Way back when the Saturday chapter of the SSS still met on Saturday mornings at PP, we were thinking about our next project. As we have said before, we originally met to do a class with Di and just decided to stay together. We had completed two projects and then Merri and Di started discussing quilts that thy liked that might be suitable for our next project. Of course it turned out that the quilt they both loved was the same one; the Sarah Morrell quilt. The original quilt was made in Pennsylvania and New Jersey around 1843. It is an album quilt which alternates pieced/applique blocks with broderie perse. Well at first we thought it was a bit daunting - but of course none of us would ever admit to anything being too challenging so we all decided to give it a bash. Here's the original
Some of the blocks are really gorgeous, some of them quite damaged.

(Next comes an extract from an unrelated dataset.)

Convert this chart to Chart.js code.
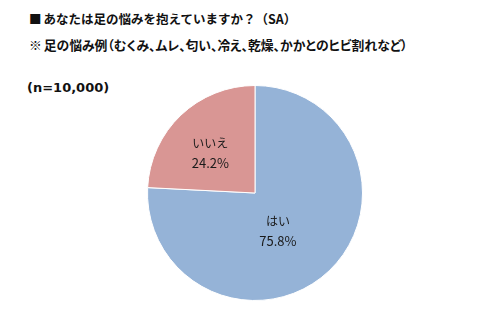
<!DOCTYPE html>
<html lang="ja">
<head>
<meta charset="utf-8">
<script src="https://cdn.jsdelivr.net/npm/chart.js@4"></script>
<style>
  html, body { margin: 0; padding: 0; background: #fff; }
  body { width: 500px; height: 316px; position: relative; overflow: hidden; font-family: "Noto Sans CJK JP", sans-serif; }
  .ttl { position: absolute; left: 29px; font-weight: bold; font-size: 12.5px; color: #111; white-space: nowrap; line-height: 16px; }
  .ttl span { margin-right: 2px; }
  #t1 { top: 11px; }
  #t2 { top: 37px; font-size: 12.8px; font-feature-settings: "palt"; }
  #n { position: absolute; left: 27px; top: 80px; font-family: "DejaVu Sans", sans-serif; font-weight: bold; font-size: 13px; color: #111; }
  #wrap { position: absolute; left: 147px; top: 85px; width: 216px; height: 216px; }
</style>
</head>
<body>
<div class="ttl" id="t1"><span>■</span>あなたは足の悩みを抱えていますか？（SA）</div>
<div class="ttl" id="t2"><span>※</span>足の悩み例（むくみ、ムレ、匂い、冷え、乾燥、かかとのヒビ割れなど）</div>
<div id="n">(n=10,000)</div>
<div id="wrap"><canvas id="chart-pie"></canvas></div>
<script>
// data
const labels = ['はい', 'いいえ'];
const values = [75.8, 24.2];
const colors = ['#95b3d7', '#d99694'];

// label spot inside each slice: [share of slice angle, share of radius]
const labelSpot = [[0.545, 0.41], [0.45, 0.56]];

const sliceLabels = {
    id: 'sliceLabels',
    afterDatasetsDraw(chart) {
        const ctx = chart.ctx;
        const arcs = chart.getDatasetMeta(0).data;
        ctx.save();
        ctx.fillStyle = '#1a1a1a';
        ctx.textAlign = 'center';
        ctx.textBaseline = 'middle';
        arcs.forEach((arc, i) => {
            const p = arc.getProps(['x', 'y', 'startAngle', 'endAngle', 'outerRadius'], true);
            const a = p.startAngle + (p.endAngle - p.startAngle) * labelSpot[i][0];
            const r = p.outerRadius * labelSpot[i][1];
            const x = p.x + Math.cos(a) * r;
            const y = p.y + Math.sin(a) * r;
            ctx.font = '12px "Noto Sans CJK JP", sans-serif';
            ctx.fillText(labels[i], x, y - 9);
            ctx.font = '13px "Noto Sans CJK JP", sans-serif';
            ctx.fillText(values[i].toFixed(1) + '%', x, y + 10);
        });
        ctx.restore();
    }
};

new Chart(document.getElementById('chart-pie').getContext('2d'), {
    type: 'pie',
    data: {
        labels: labels,
        datasets: [{
            data: values,
            backgroundColor: colors,
            borderColor: '#ffffff',
            borderWidth: 1
        }]
    },
    options: {
        responsive: true,
        maintainAspectRatio: false,
        animation: false,
        layout: { padding: 0 },
        plugins: {
            legend: { display: false },
            tooltip: { enabled: false }
        }
    },
    plugins: [sliceLabels]
});
</script>
</body>
</html>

Well we launched into the project and Di decided that the centre block needed something a bit more definite, so drafted a new block for the centre. Here is Di's version of the quilt.
Beautiful, yes? I would like to show you some close ups, but this daughter of Sarah is currently sojourning in Amsterdam! The pieced and applique blocks were relatively straightforward to do. Choosing beautiful fabric for each piece helps with the overall look of this quilt.
The next version is Merri's. Merri chose a beautiful pale ice blue background fabric.
The broderie perse blocks challenged our skills as floral arrangers, and our fabric stashes. Most of us didn't have a lot of large scale floral pieces to use.
You will see as we go through, that some fabrics appear in many quilts. Many of our sessions were devoted to sharing our fabrics and arranging these blocks.
Designing vases helped to fill the spaces.
The scale would suggest that these are the biggest flowers you have ever seen - but hey - it's not real life is it? We all love Merri's version. I think this now lives with her mum. I think Merri did her BP by hand - very dedicated.
Next up we have Meghan's quilt.
Meghan's background is a neutral with some strong blues throughout.
She has used some interesting figures in her quilt blocks.
And some bird life.
I'm not sure where Meghan's Morrell resides - and I don't know if it's hand BP'ed. I'm sure the girls will let me know and then I'll edit the post. Here is another way to incorporate a vase.
My quilt is next. Well actually it is still a quilt top - rather than a quilt.
Wow - I like it better in the photo than in the flesh! Here are a couple of close ups of pieced and appliqued blocks.
The background of mine is from the original Charleston collection.
Some bright blue from the first Smithsonian collection - it was one of my favourites. Sorry about the wobbly photos. The quilts are big and I couldn't get far enough away - or get the girls to stand far enough apart to get a straight hang.
Another luminous blue. I hope I have some more.
My BP blocks are machine appliqued. I love my Bernina and have no patience to do it by hand.
Each of these flowers is a separate bloom but look they are painted on.
The possibilities are endless if you can find the right fabrics.
My Morrell currently resides in a cupboard in my study. It will see the light of day one day.
Here is Sue's. It is a similar colour scheme to Meghan's.
Sue's quilt lives on her bed - that's a strange place for quilt Sue! Here is a beautiful red block.
And a couple of her BP blocks. Again not sure but I think Sue did hers by hand too.
I love these blue flowers
And another appliqued block.
Kerri's Morrell is still a work in progress. Here are some of her blocks.
I love the one embroidered with her initials. There are plenty of places in the quilt where embroidery can be added. Pulling out these blocks has spurred Kerry on to finish a few more blocks. So when she' s done I'm sure she will show you.
Here is a close up of the centre.
Now last but definitely not least is Ann's Morrell. As you can see this is very different. Ann made this quilt for her daughter and she asked for a yellow and blue quilt. It is not Ann's colour scheme of choice, and of course this palette limited the fabrics Ann could use. She's done a fabulous job in spite of the difficulties. Have a look.
Isn't it stunning?
Qhite different isn't it?
Don't you love the teapots?
Very French provincial colours.
Well I hope you like the variations. I think some of these will be at Quilts in the Barn for closer inspection.
The pattern for this quilt is now available at Threadbears, and for European readers, at Petra Prins Patchwork and Quilting. I hope these pictures give you some inspiration and ideas to design your own version of Sarah Morrell.